I have been on lecture about British society and there are huge differences between former states.
It is much more complex than that. There are not two classes of people, nor are there three as it is often claimed (this is not just Britain I am talking about). However, in Britain, there are many so-called middle class values within the working classes; a middle class derived from both working and the lower echelons of the upper class; people who seem to be upper class of some sort, but whose roots lie in 19th century working class Ireland; blah blah blah. As I said: it is quite complex.
Some base these social distinctions solely on employment, some on ownership of property, some on whether or not you had a library card as a child, or if you have seperate knives and forks for fish, whether the milk goes in your teacup before or after the tea, perhaps even by where your parents were on the social scale. In some parts of the world, if your house has a proper floor rather than one made of mud, you might be considered middle class.
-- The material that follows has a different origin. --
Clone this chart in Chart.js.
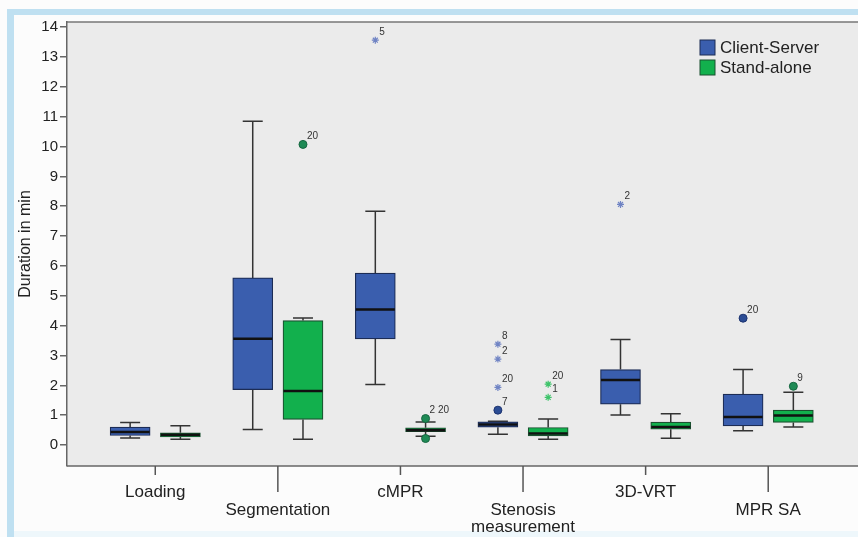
<!DOCTYPE html>
<html>
<head>
<meta charset="utf-8">
<script src="https://cdn.jsdelivr.net/npm/chart.js@4.4.0/dist/chart.umd.min.js"></script>
<style>
  body { margin: 0; background: #fff; }
  #wrap { width: 858px; height: 537px; }
</style>
</head>
<body>
<div id="wrap"><canvas id="boxChart"></canvas></div>
<script>
// categories on the x axis
const categories = ['Loading', 'Segmentation', 'cMPR', ['Stenosis', 'measurement'], '3D-VRT', 'MPR SA'];
const yTicks = [0, 1, 2, 3, 4, 5, 6, 7, 8, 9, 10, 11, 12, 13, 14];

// Client-Server box values
const csMin    = [0.24, 0.52, 2.03, 0.36, 1.01, 0.48];
const csQ1     = [0.32, 1.86, 3.56, 0.60, 1.37, 0.64];
const csMedian = [0.44, 3.56, 4.54, 0.69, 2.18, 0.94];
const csQ3     = [0.60, 5.60, 5.76, 0.78, 2.53, 1.71];
const csMax    = [0.76, 10.85, 7.83, 0.80, 3.54, 2.53];

// Stand-alone box values
const saMin    = [0.20, 0.20, 0.30, 0.20, 0.23, 0.61];
const saQ1     = [0.27, 0.86, 0.45, 0.31, 0.53, 0.76];
const saMedian = [0.35, 1.81, 0.50, 0.39, 0.61, 0.99];
const saQ3     = [0.41, 4.17, 0.58, 0.59, 0.77, 1.17];
const saMax    = [0.65, 4.26, 0.77, 0.87, 1.05, 1.77];

// outliers: category index, value, case id, extreme (star) or not
const csOutliers = [
  { cat: 2, y: 13.56, id: '5',  star: true },
  { cat: 3, y: 1.17,  id: '7',  star: false },
  { cat: 3, y: 1.93,  id: '20', star: true },
  { cat: 3, y: 2.88,  id: '2',  star: true },
  { cat: 3, y: 3.38,  id: '8',  star: true },
  { cat: 4, y: 8.06,  id: '2',  star: true },
  { cat: 5, y: 4.25,  id: '20', star: false }
];
const saOutliers = [
  { cat: 1, y: 10.07, id: '20',   star: false },
  { cat: 2, y: 0.89,  id: '2 20', star: false },
  { cat: 2, y: 0.22,  id: '',     star: false },
  { cat: 3, y: 2.04,  id: '20',   star: true },
  { cat: 3, y: 1.60,  id: '1',    star: true },
  { cat: 5, y: 1.97,  id: '9',    star: false }
];

const shift = 0.205;
const series = [
  { min: csMin, q1: csQ1, med: csMedian, q3: csQ3, max: csMax, dx: -shift },
  { min: saMin, q1: saQ1, med: saMedian, q3: saQ3, max: saMax, dx: shift }
];

function boxData(q1, q3, dx) {
  return q1.map((v, i) => ({ x: i + dx, y: [v, q3[i]] }));
}
function outlierData(list, star, dx) {
  return list.filter(o => o.star === star).map(o => ({ x: o.cat + dx, y: o.y, id: o.id }));
}

const framePlugin = {
  id: 'frame',
  beforeDraw(chart) {
    const c = chart.ctx, a = chart.chartArea;
    c.save();
    c.fillStyle = '#fcfcfc';
    c.fillRect(0, 0, chart.width, chart.height);
    c.fillStyle = '#bfe0f1';
    c.fillRect(7, 9, chart.width - 7, 6);
    c.fillRect(7, 9, 7, chart.height - 9);
    c.fillStyle = '#eef7fb';
    c.fillRect(14, 531, chart.width - 14, 6);
    c.fillStyle = '#ebebeb';
    c.fillRect(a.left, a.top, chart.width - a.left, a.bottom - a.top);
    c.strokeStyle = '#777';
    c.lineWidth = 1.5;
    c.beginPath();
    c.moveTo(a.left, a.top);
    c.lineTo(chart.width, a.top);
    c.stroke();
    c.restore();
  },
  beforeDatasetsDraw(chart) {
    // whiskers and caps
    const c = chart.ctx, xs = chart.scales.x, ys = chart.scales.y;
    c.save();
    c.strokeStyle = '#333';
    c.lineWidth = 1.5;
    series.forEach(s => {
      s.q1.forEach((q, i) => {
        const x = xs.getPixelForValue(i + s.dx);
        const yMax = ys.getPixelForValue(s.max[i]), yQ3 = ys.getPixelForValue(s.q3[i]);
        const yMin = ys.getPixelForValue(s.min[i]), yQ1 = ys.getPixelForValue(q);
        c.beginPath();
        c.moveTo(x, yMax); c.lineTo(x, yQ3);
        c.moveTo(x, yQ1); c.lineTo(x, yMin);
        c.moveTo(x - 10, yMax); c.lineTo(x + 10, yMax);
        c.moveTo(x - 10, yMin); c.lineTo(x + 10, yMin);
        c.stroke();
      });
    });
    c.restore();
  },
  afterDatasetDraw(chart, args) {
    // medians on top of each box series
    if (args.index > 1) return;
    const s = series[args.index];
    const c = chart.ctx, xs = chart.scales.x, ys = chart.scales.y;
    c.save();
    c.strokeStyle = '#111';
    c.lineWidth = 2.5;
    s.med.forEach((m, i) => {
      const x = xs.getPixelForValue(i + s.dx), y = ys.getPixelForValue(m);
      c.beginPath();
      c.moveTo(x - 19.5, y); c.lineTo(x + 19.5, y);
      c.stroke();
    });
    c.restore();
  },
  afterDraw(chart) {
    const c = chart.ctx, xs = chart.scales.x, a = chart.chartArea;
    c.save();
    // bottom axis line across the full width
    c.strokeStyle = '#666';
    c.lineWidth = 1.5;
    c.beginPath();
    c.moveTo(a.left, a.bottom);
    c.lineTo(chart.width, a.bottom);
    c.stroke();
    // x tick marks, long ones under the lowered labels
    c.strokeStyle = '#555';
    categories.forEach((cat, i) => {
      const x = xs.getPixelForValue(i);
      c.beginPath();
      c.moveTo(x, a.bottom);
      c.lineTo(x, a.bottom + (i % 2 ? 26 : 9));
      c.stroke();
    });
    // case numbers next to outliers
    c.fillStyle = '#333';
    c.font = '10px "Liberation Sans", Arial, sans-serif';
    c.textAlign = 'left';
    c.textBaseline = 'middle';
    chart.data.datasets.forEach((ds, k) => {
      if (ds.type !== 'scatter') return;
      chart.getDatasetMeta(k).data.forEach((pt, j) => {
        c.fillText(ds.data[j].id, pt.x + 4, pt.y - 8);
      });
    });
    // legend
    c.font = '17px "Liberation Sans", Arial, sans-serif';
    [0, 1].forEach(k => {
      const ds = chart.data.datasets[k];
      c.fillStyle = ds.backgroundColor;
      c.fillRect(700, 40 + 20 * k, 15, 15);
      c.strokeStyle = ds.borderColor;
      c.lineWidth = 1;
      c.strokeRect(700, 40 + 20 * k, 15, 15);
      c.fillStyle = '#222';
      c.fillText(ds.label, 720, 48 + 20 * k);
    });
    c.restore();
  }
};

new Chart(document.getElementById('boxChart'), {
  type: 'bar',
  data: {
    datasets: [
      {
        label: 'Client-Server',
        data: boxData(csQ1, csQ3, -shift),
        backgroundColor: '#3a5eae',
        borderColor: '#1c2c55',
        borderWidth: 1.2,
        borderSkipped: false,
        barThickness: 40,
        grouped: false,
        order: 1
      },
      {
        label: 'Stand-alone',
        data: boxData(saQ1, saQ3, shift),
        backgroundColor: '#12b04d',
        borderColor: '#1b5130',
        borderWidth: 1.2,
        borderSkipped: false,
        barThickness: 40,
        grouped: false,
        order: 1
      },
      {
        type: 'scatter',
        data: outlierData(csOutliers, false, -shift),
        pointStyle: 'circle',
        pointRadius: 4,
        backgroundColor: '#2b4c94',
        borderColor: '#1d3470',
        borderWidth: 1,
        order: 0
      },
      {
        type: 'scatter',
        data: outlierData(csOutliers, true, -shift),
        pointStyle: 'star',
        pointRadius: 3.5,
        borderColor: '#7084c4',
        borderWidth: 1.2,
        order: 0
      },
      {
        type: 'scatter',
        data: outlierData(saOutliers, false, shift),
        pointStyle: 'circle',
        pointRadius: 4,
        backgroundColor: '#1e8a55',
        borderColor: '#166640',
        borderWidth: 1,
        order: 0
      },
      {
        type: 'scatter',
        data: outlierData(saOutliers, true, shift),
        pointStyle: 'star',
        pointRadius: 3.5,
        borderColor: '#3ec46a',
        borderWidth: 1.2,
        order: 0
      }
    ]
  },
  options: {
    responsive: true,
    maintainAspectRatio: false,
    animation: false,
    events: [],
    layout: { padding: { top: 22, left: 0, right: 0, bottom: 0 } },
    plugins: {
      legend: { display: false },
      tooltip: { enabled: false }
    },
    scales: {
      x: {
        type: 'linear',
        offset: false,
        min: -0.72,
        max: 5.69,
        afterFit(scale) { scale.height = 71; },
        afterBuildTicks(scale) { scale.ticks = categories.map((c, i) => ({ value: i })); },
        grid: { display: false, drawTicks: false },
        border: { display: false },
        ticks: {
          autoSkip: false,
          maxRotation: 0,
          padding: 18,
          color: '#222',
          font: { family: '"Liberation Sans", Arial, sans-serif', size: 17, lineHeight: 1.02 },
          callback(value) {
            const lbl = categories[value];
            const lines = Array.isArray(lbl) ? lbl : [lbl];
            return value % 2 ? [''].concat(lines) : lines;
          }
        }
      },
      y: {
        min: -0.7,
        max: 14.17,
        afterFit(scale) { scale.width = 67; },
        afterBuildTicks(scale) { scale.ticks = yTicks.map(v => ({ value: v })); },
        grid: { drawOnChartArea: false, tickLength: 7, color: '#666', lineWidth: 1.5 },
        border: { display: true, color: '#666', width: 1.5 },
        ticks: {
          padding: 2,
          color: '#222',
          font: { family: '"Liberation Sans", Arial, sans-serif', size: 15 }
        },
        title: {
          display: true,
          text: 'Duration in min',
          color: '#222',
          padding: { top: 16, bottom: 0 },
          font: { family: '"Liberation Sans", Arial, sans-serif', size: 16 }
        }
      }
    }
  },
  plugins: [framePlugin]
});
</script>
</body>
</html>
Quite a few of the Poles I have worked with have, if not grown up on farms themselves, have had close family members working on farms. But agriculture alone is not enough to make social distinctions between people. Some parts of Poland have lots of small farms, other parts have much larger farms, on a par in scale with many western (or northwestern) European farms. Likewise, townsfolk may also be well-off or not.
At long last, back to Poland. Wasn't communism supposed to level out all the people into those who are equal and those who are more equal than others? I'm more interested in how history has shaped Polish society (as an example of a country which has come from feudalism, into industrialisation and through communism).
And so on and so on. What was the question?